DIRECTION
Transcribe the material verbatim in full; the pictures do not belong in the copy.

PROVIDED MATERIAL
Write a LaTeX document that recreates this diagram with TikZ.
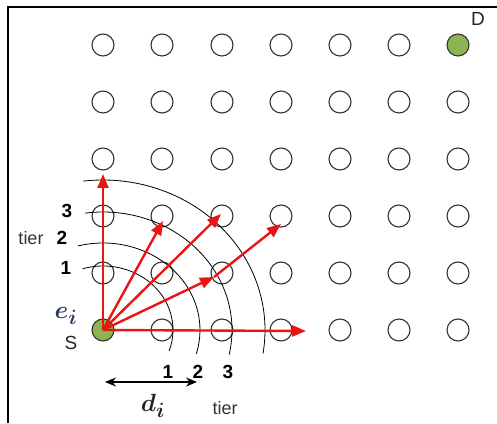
\documentclass[tikz,border=0pt]{standalone}
\usepackage{bm}
\usepackage{fontspec}
\setmainfont{Liberation Sans}
\usetikzlibrary{arrows.meta}
\definecolor{nodegreen}{RGB}{140,180,80}
\definecolor{arrowred}{RGB}{235,20,20}
\definecolor{eblue}{RGB}{40,55,100}
\tikzset{
  grid node/.style={circle,draw=black!80,line width=1.1pt,minimum size=22pt,inner sep=0pt},
  end node/.style={grid node,fill=nodegreen},
  tierarc/.style={draw=black,line width=0.8pt},
  redarrow/.style={draw=arrowred,line width=2.4pt,-{Triangle[length=14pt,width=11pt]}},
  numlabel/.style={font=\fontsize{19}{19}\selectfont\bfseries,inner sep=0pt},
  tierlabel/.style={font=\fontsize{18}{18}\selectfont,text=black!80,inner sep=0pt},
  dimarrow/.style={draw=black,line width=1.2pt,{Stealth[length=11pt,width=9pt]}-{Stealth[length=11pt,width=9pt]}}
}
\begin{document}
\begin{tikzpicture}[x=1pt,y=1pt]
\useasboundingbox (0,0) rectangle (497,423);
% frame (top and left)
\draw[line width=1.6pt] (8,0) -- (8,416) -- (497,416);
% grid of nodes
\foreach \x [count=\i] in {103,162,222,281,340,399,458}{
  \foreach \y [count=\j] in {378,321,264,207,150,93}{
    \ifnum\i=1 \ifnum\j=6 \else \node[grid node] (c-\i-\j) at (\x,\y) {};\fi
    \else \ifnum\i=7 \ifnum\j=1 \else \node[grid node] (c-\i-\j) at (\x,\y) {};\fi
    \else \node[grid node] (c-\i-\j) at (\x,\y) {};\fi\fi
  }
}
\node[end node] (S) at (103,93) {};
\node[end node] (D) at (458,378) {};
\node[font=\fontsize{19}{19}\selectfont,text=black!85,inner sep=0pt] (Dlab) at (478,404) {D};
\node[font=\fontsize{19}{19}\selectfont,text=black!85,inner sep=0pt] (Slab) at (71,80) {S};
\node[font=\fontsize{28}{28}\selectfont,text=eblue,inner sep=0pt] (elab) at (66,107) {$\bm{e_i}$};
% tier arcs (centered at S)
\draw[tierarc] (S.center) ++(107:70 and 64) arc[start angle=107,end angle=-19,x radius=70,y radius=64];
\draw[tierarc] (S.center) ++(105:97 and 87) arc[start angle=105,end angle=-16,x radius=97,y radius=87];
\draw[tierarc] (S.center) ++(98:129 and 118) arc[start angle=98,end angle=-12,x radius=129,y radius=118];
\draw[tierarc] (S.center) ++(97:162 and 150) arc[start angle=97,end angle=-9,x radius=162,y radius=150];
% tier labels
\node[numlabel] (l1) at (66,155) {1};
\node[numlabel] (l2) at (62,185) {2};
\node[numlabel] (l3) at (67,212) {3};
\node[tierlabel] (lt) at (31,185) {tier};
\node[numlabel] (b1) at (168,51) {1};
\node[numlabel] (b2) at (198,51) {2};
\node[numlabel] (b3) at (228,51) {3};
\node[tierlabel] (bt) at (225,15) {tier};
% distance arrow
\coordinate (da) at (105,41);
\coordinate (db) at (197,41);
\draw[dimarrow] (da) -- (db);
\node[font=\fontsize{28}{28}\selectfont,text=black!85,inner sep=0pt] (dlab) at (153,17) {$\bm{d_i}$};
% red arrows
\coordinate (t1) at (103,249);
\coordinate (t2) at (163,202);
\coordinate (t3) at (221,209);
\coordinate (m4) at (214,146);
\coordinate (t4) at (281,199);
\coordinate (t5) at (306,92);
\draw[redarrow] (S.center) -- (t1);
\draw[redarrow] (S.center) -- (t2);
\draw[redarrow] (S.center) -- (t3);
\draw[redarrow] (S.center) -- (m4);
\draw[redarrow] (m4) -- (t4);
\draw[redarrow] (S.center) -- (t5);
\end{tikzpicture}
\end{document}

EXPECTED OUTPUT
Write a LaTeX document that recreates this diagram with TikZ.
\documentclass[tikz,border=0pt]{standalone}
\usepackage{bm}
\usepackage{fontspec}
\setmainfont{Liberation Sans}
\usetikzlibrary{arrows.meta}
\definecolor{nodegreen}{RGB}{140,180,80}
\definecolor{arrowred}{RGB}{235,20,20}
\definecolor{eblue}{RGB}{40,55,100}
\tikzset{
  grid node/.style={circle,draw=black!80,line width=1.1pt,minimum size=22pt,inner sep=0pt},
  end node/.style={grid node,fill=nodegreen},
  tierarc/.style={draw=black,line width=0.8pt},
  redarrow/.style={draw=arrowred,line width=2.4pt,-{Triangle[length=14pt,width=11pt]}},
  numlabel/.style={font=\fontsize{19}{19}\selectfont\bfseries,inner sep=0pt},
  tierlabel/.style={font=\fontsize{18}{18}\selectfont,text=black!80,inner sep=0pt},
  dimarrow/.style={draw=black,line width=1.2pt,{Stealth[length=11pt,width=9pt]}-{Stealth[length=11pt,width=9pt]}}
}
\begin{document}
\begin{tikzpicture}[x=1pt,y=1pt]
\useasboundingbox (0,0) rectangle (497,423);
% frame (top and left)
\draw[line width=1.6pt] (8,0) -- (8,416) -- (497,416);
% grid of nodes
\foreach \x [count=\i] in {103,162,222,281,340,399,458}{
  \foreach \y [count=\j] in {378,321,264,207,150,93}{
    \ifnum\i=1 \ifnum\j=6 \else \node[grid node] (c-\i-\j) at (\x,\y) {};\fi
    \else \ifnum\i=7 \ifnum\j=1 \else \node[grid node] (c-\i-\j) at (\x,\y) {};\fi
    \else \node[grid node] (c-\i-\j) at (\x,\y) {};\fi\fi
  }
}
\node[end node] (S) at (103,93) {};
\node[end node] (D) at (458,378) {};
\node[font=\fontsize{19}{19}\selectfont,text=black!85,inner sep=0pt] (Dlab) at (478,404) {D};
\node[font=\fontsize{19}{19}\selectfont,text=black!85,inner sep=0pt] (Slab) at (71,80) {S};
\node[font=\fontsize{28}{28}\selectfont,text=eblue,inner sep=0pt] (elab) at (66,107) {$\bm{e_i}$};
% tier arcs (centered at S)
\draw[tierarc] (S.center) ++(107:70 and 64) arc[start angle=107,end angle=-19,x radius=70,y radius=64];
\draw[tierarc] (S.center) ++(105:97 and 87) arc[start angle=105,end angle=-16,x radius=97,y radius=87];
\draw[tierarc] (S.center) ++(98:129 and 118) arc[start angle=98,end angle=-12,x radius=129,y radius=118];
\draw[tierarc] (S.center) ++(97:162 and 150) arc[start angle=97,end angle=-9,x radius=162,y radius=150];
% tier labels
\node[numlabel] (l1) at (66,155) {1};
\node[numlabel] (l2) at (62,185) {2};
\node[numlabel] (l3) at (67,212) {3};
\node[tierlabel] (lt) at (31,185) {tier};
\node[numlabel] (b1) at (168,51) {1};
\node[numlabel] (b2) at (198,51) {2};
\node[numlabel] (b3) at (228,51) {3};
\node[tierlabel] (bt) at (225,15) {tier};
% distance arrow
\coordinate (da) at (105,41);
\coordinate (db) at (197,41);
\draw[dimarrow] (da) -- (db);
\node[font=\fontsize{28}{28}\selectfont,text=black!85,inner sep=0pt] (dlab) at (153,17) {$\bm{d_i}$};
% red arrows
\coordinate (t1) at (103,249);
\coordinate (t2) at (163,202);
\coordinate (t3) at (221,209);
\coordinate (m4) at (214,146);
\coordinate (t4) at (281,199);
\coordinate (t5) at (306,92);
\draw[redarrow] (S.center) -- (t1);
\draw[redarrow] (S.center) -- (t2);
\draw[redarrow] (S.center) -- (t3);
\draw[redarrow] (S.center) -- (m4);
\draw[redarrow] (m4) -- (t4);
\draw[redarrow] (S.center) -- (t5);
\end{tikzpicture}
\end{document}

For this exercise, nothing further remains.